A logging company named Cooper Creek Cedar issued a notification that logging will start in the Argenta Face Forest in May or June of this year. It’s a tad shocking, given the confidence that the BC government has been trying to instill in us all regarding Victoria’s commitment to instituting a paradigm shift in the protection of old forests.
Who would have thought that a logging show was about to descend on the Argenta Face of all places? After all, it was only in 2019 that three mountain caribou were found to be sheltering in the very same forest that Cooper Creek Cedar now proposes to chainsaw to smithereens. It had been thought that caribou had been totally wiped out in this part of the province by logging companies bound and determined to cut every last old tree – but then these three survivors showed up. It was a miraculous second chance – an opportunity for the government of BC to show its true green heart.

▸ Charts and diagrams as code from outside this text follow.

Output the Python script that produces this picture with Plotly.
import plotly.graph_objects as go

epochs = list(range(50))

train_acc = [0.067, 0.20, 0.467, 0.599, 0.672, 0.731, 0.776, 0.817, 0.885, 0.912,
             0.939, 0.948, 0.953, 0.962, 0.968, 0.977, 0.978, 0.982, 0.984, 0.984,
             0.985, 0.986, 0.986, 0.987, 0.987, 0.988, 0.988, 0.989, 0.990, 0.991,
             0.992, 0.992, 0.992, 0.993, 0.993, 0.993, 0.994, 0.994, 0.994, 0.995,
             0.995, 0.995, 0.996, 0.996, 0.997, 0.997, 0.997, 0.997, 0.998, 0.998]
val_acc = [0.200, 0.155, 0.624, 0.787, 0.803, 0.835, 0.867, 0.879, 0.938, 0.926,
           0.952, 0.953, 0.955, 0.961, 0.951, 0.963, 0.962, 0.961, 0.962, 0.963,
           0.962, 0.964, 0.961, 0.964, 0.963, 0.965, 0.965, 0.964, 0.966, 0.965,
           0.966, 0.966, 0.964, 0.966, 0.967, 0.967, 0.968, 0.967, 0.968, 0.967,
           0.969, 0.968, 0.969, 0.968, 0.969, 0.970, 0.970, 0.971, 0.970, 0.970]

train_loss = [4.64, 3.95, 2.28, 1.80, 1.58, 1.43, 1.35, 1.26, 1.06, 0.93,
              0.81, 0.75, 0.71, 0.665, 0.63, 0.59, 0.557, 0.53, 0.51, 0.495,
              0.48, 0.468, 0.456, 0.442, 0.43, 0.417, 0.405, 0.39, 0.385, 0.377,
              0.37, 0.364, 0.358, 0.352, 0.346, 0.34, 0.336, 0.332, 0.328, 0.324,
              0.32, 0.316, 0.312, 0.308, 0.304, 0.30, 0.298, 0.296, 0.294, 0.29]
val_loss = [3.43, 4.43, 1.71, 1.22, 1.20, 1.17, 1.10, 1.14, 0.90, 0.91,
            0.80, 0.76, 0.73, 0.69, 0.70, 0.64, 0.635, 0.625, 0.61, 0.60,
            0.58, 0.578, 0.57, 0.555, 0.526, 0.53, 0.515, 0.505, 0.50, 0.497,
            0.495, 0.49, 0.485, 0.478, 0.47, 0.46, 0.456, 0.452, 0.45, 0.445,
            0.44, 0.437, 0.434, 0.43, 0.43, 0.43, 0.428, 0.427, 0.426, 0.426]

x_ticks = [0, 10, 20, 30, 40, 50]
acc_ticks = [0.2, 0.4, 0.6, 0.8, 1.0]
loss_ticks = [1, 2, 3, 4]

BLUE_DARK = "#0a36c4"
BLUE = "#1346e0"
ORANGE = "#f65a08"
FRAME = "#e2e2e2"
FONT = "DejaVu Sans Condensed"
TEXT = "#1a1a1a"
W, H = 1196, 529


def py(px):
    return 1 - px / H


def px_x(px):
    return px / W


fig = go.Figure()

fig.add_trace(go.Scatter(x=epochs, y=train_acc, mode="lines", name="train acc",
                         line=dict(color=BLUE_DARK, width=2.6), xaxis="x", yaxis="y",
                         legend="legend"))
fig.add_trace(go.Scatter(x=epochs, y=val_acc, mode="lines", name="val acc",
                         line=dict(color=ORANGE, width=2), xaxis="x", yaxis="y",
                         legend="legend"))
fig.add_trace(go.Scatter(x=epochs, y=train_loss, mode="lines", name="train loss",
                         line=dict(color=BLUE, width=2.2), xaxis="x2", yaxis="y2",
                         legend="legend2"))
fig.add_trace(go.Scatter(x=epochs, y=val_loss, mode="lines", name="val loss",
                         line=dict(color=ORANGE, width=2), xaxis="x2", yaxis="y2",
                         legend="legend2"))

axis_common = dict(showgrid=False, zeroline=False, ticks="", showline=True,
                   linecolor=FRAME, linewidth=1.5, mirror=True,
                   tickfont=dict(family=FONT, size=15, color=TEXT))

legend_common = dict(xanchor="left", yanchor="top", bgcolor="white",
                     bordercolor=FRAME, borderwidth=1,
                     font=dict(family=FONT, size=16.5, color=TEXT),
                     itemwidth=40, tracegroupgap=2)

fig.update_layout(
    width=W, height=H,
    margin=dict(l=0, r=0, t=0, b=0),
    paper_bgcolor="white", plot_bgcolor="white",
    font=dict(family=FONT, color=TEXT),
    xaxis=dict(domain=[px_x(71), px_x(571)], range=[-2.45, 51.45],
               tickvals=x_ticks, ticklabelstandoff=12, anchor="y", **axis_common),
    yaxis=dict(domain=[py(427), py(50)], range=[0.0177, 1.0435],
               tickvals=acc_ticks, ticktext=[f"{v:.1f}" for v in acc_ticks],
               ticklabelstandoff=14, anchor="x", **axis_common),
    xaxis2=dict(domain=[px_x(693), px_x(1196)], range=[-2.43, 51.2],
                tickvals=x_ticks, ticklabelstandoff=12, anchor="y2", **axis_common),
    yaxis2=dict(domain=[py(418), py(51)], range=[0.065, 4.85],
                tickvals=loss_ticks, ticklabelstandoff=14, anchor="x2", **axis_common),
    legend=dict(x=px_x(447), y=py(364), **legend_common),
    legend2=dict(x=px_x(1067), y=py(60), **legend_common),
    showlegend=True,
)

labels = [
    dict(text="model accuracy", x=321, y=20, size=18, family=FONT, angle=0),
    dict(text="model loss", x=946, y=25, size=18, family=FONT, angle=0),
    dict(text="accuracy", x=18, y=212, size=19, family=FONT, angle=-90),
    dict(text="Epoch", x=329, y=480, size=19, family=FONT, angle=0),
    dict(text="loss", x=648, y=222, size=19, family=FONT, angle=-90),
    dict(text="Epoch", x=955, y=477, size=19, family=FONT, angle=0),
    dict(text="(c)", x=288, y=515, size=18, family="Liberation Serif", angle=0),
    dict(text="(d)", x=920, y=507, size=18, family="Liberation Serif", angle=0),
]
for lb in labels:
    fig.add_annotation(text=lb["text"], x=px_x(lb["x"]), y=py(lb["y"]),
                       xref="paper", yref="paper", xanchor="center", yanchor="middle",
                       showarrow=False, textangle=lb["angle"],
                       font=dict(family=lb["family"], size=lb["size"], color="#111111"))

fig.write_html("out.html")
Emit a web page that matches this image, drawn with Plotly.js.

Hundreds of people from all across the province wrote in to BC’s elected leaders calling for the Argenta Face Forest to be spared. It’s not like Southern Mountain Caribou can be found in other countries any more.
Argenta Face Forest, about 6,000 hectares, may be modest in stature, but this forest is a giant when it comes to the gifts it bestows on people and wildlife. BC has designated its lower slopes as important deer range and its undisturbed steep slopes as critical for protection from landslides. Its northern portion is an important view-shed for people camping and swimming on the shore of Kootenay Lake. Its upper slopes are designated as Southern Mountain Caribou Critical Habitat. Various parts of the Argenta Face Forest have been mapped by BC as so-called Old Growth Management Areas and as Priority Old Growth Deferral Areas. The Argenta Face Forest is completely surrounded on three sides by the Purcell Wilderness Conservancy Provincial Park – one of the finest wildlife preserves in the southern part of the province.
Looking at a map of Argenta Face that shows all the special designations put in place by the government of BC just gives you that warm glow of – well there is no other word – confidence. Yes, confidence that the government of BC says what it means and means what it says about protecting the old forests and endangered wildlife of BC – especially in so obviously precious a place as the Argenta Face Forest.
But now with Cooper Creek Cedar’s announcement of impending logging we can see that this is just the same old confidence game that BC’s been running for decades. Saving the Argenta Face Forest is going to be just as tough as saving the Stein or Elaho or Clayoquot or pretty much every other forest.
Joe Foy is the protected areas campaigner for the Wilderness Committee.